> [Dataset extract]:
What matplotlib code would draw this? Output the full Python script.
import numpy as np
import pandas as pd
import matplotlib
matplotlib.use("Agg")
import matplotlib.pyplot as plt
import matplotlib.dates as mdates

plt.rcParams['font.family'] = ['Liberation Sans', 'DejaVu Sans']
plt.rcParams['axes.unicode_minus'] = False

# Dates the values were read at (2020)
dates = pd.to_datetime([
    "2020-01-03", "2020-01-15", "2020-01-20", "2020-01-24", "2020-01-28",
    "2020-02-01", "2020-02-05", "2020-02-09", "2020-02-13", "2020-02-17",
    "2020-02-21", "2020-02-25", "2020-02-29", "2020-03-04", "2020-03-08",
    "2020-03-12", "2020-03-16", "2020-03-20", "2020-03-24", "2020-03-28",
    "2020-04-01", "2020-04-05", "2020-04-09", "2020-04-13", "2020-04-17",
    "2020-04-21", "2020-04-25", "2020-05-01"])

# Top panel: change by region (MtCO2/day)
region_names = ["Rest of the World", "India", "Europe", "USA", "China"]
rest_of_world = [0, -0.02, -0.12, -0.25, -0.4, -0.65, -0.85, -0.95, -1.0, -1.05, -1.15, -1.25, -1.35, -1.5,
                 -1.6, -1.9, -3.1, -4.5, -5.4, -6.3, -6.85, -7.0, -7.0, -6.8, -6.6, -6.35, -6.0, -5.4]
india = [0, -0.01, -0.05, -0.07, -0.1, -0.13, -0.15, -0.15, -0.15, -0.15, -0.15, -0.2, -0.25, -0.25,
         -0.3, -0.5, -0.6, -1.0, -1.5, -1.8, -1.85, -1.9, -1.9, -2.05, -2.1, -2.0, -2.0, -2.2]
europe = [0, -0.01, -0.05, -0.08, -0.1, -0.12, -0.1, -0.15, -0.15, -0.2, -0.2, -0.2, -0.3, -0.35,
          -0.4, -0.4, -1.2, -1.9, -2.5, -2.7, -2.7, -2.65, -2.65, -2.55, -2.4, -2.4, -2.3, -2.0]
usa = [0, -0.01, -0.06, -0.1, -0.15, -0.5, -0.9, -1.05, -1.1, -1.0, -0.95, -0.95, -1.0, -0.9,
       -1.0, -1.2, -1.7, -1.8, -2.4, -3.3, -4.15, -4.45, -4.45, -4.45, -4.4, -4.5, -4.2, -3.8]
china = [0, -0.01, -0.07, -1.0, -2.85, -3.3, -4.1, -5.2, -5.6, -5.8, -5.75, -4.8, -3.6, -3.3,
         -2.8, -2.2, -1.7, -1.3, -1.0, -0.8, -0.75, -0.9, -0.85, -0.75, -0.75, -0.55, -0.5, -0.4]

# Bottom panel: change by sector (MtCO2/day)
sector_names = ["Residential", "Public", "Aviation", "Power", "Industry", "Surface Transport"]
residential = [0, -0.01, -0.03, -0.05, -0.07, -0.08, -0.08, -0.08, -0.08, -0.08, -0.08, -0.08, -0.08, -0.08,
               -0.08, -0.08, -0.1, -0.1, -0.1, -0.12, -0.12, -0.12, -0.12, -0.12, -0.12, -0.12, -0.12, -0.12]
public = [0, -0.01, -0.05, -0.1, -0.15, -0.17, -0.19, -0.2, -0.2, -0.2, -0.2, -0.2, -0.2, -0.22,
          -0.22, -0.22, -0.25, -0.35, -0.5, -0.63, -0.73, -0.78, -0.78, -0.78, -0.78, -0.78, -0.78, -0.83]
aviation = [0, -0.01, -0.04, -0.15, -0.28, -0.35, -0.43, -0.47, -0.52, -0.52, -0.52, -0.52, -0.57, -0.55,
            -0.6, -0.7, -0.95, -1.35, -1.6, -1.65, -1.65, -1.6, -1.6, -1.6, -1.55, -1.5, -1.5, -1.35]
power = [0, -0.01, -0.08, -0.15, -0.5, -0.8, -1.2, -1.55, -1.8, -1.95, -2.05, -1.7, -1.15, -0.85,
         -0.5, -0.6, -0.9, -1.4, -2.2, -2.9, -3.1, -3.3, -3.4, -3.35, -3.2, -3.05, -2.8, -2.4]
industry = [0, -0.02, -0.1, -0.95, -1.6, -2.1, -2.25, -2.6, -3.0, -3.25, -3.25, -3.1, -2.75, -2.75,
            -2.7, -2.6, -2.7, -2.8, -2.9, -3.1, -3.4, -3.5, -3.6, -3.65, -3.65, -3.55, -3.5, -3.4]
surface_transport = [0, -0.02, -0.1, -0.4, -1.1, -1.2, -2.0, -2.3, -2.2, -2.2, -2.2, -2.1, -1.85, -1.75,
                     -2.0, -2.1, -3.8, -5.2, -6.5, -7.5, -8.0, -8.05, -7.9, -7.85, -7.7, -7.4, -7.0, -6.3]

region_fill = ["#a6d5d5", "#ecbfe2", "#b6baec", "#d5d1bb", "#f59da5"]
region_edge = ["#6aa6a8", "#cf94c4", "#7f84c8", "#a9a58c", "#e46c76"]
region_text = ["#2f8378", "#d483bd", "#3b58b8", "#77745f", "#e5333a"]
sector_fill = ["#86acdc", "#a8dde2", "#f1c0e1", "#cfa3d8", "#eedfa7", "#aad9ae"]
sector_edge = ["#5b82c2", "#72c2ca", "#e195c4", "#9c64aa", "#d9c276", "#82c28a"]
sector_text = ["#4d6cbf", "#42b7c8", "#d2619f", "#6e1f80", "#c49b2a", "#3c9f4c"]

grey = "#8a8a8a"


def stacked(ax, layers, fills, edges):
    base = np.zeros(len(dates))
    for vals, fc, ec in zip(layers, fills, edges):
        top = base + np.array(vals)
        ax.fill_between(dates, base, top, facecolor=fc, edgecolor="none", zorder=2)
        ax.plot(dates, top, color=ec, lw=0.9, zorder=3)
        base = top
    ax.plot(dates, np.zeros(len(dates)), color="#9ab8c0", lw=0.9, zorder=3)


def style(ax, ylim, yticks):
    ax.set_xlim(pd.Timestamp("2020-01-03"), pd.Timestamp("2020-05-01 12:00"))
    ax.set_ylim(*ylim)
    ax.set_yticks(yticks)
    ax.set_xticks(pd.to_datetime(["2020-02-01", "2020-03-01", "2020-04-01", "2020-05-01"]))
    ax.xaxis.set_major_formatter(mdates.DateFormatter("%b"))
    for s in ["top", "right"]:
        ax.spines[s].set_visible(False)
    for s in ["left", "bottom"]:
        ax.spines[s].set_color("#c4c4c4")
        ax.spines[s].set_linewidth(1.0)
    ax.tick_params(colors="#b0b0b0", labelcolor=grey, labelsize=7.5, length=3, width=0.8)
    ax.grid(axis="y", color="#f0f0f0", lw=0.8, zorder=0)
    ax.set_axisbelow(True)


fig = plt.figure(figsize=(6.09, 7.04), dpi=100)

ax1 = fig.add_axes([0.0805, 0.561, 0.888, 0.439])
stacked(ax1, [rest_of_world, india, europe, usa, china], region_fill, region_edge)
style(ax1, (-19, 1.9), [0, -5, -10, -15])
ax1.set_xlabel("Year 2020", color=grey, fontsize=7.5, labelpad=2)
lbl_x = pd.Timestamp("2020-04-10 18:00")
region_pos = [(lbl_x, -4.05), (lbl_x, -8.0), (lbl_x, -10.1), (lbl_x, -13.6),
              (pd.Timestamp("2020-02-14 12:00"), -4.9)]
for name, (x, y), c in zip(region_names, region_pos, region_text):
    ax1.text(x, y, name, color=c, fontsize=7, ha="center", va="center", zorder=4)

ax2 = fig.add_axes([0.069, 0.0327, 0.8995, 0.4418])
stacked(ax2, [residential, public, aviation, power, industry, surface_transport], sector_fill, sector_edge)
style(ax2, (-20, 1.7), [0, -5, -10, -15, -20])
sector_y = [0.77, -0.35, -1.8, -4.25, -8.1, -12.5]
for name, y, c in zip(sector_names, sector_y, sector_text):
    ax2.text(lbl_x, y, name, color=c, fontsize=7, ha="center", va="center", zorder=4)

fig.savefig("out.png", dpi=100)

> [Your goal]: In the listing above, reproduce the first line and each one after it through the line that contains "plt.rcParams['axes.unicode_minus'] = False".

> [Written reply]:
What matplotlib code would draw this? Output the full Python script.
import numpy as np
import pandas as pd
import matplotlib
matplotlib.use("Agg")
import matplotlib.pyplot as plt
import matplotlib.dates as mdates

plt.rcParams['font.family'] = ['Liberation Sans', 'DejaVu Sans']
plt.rcParams['axes.unicode_minus'] = False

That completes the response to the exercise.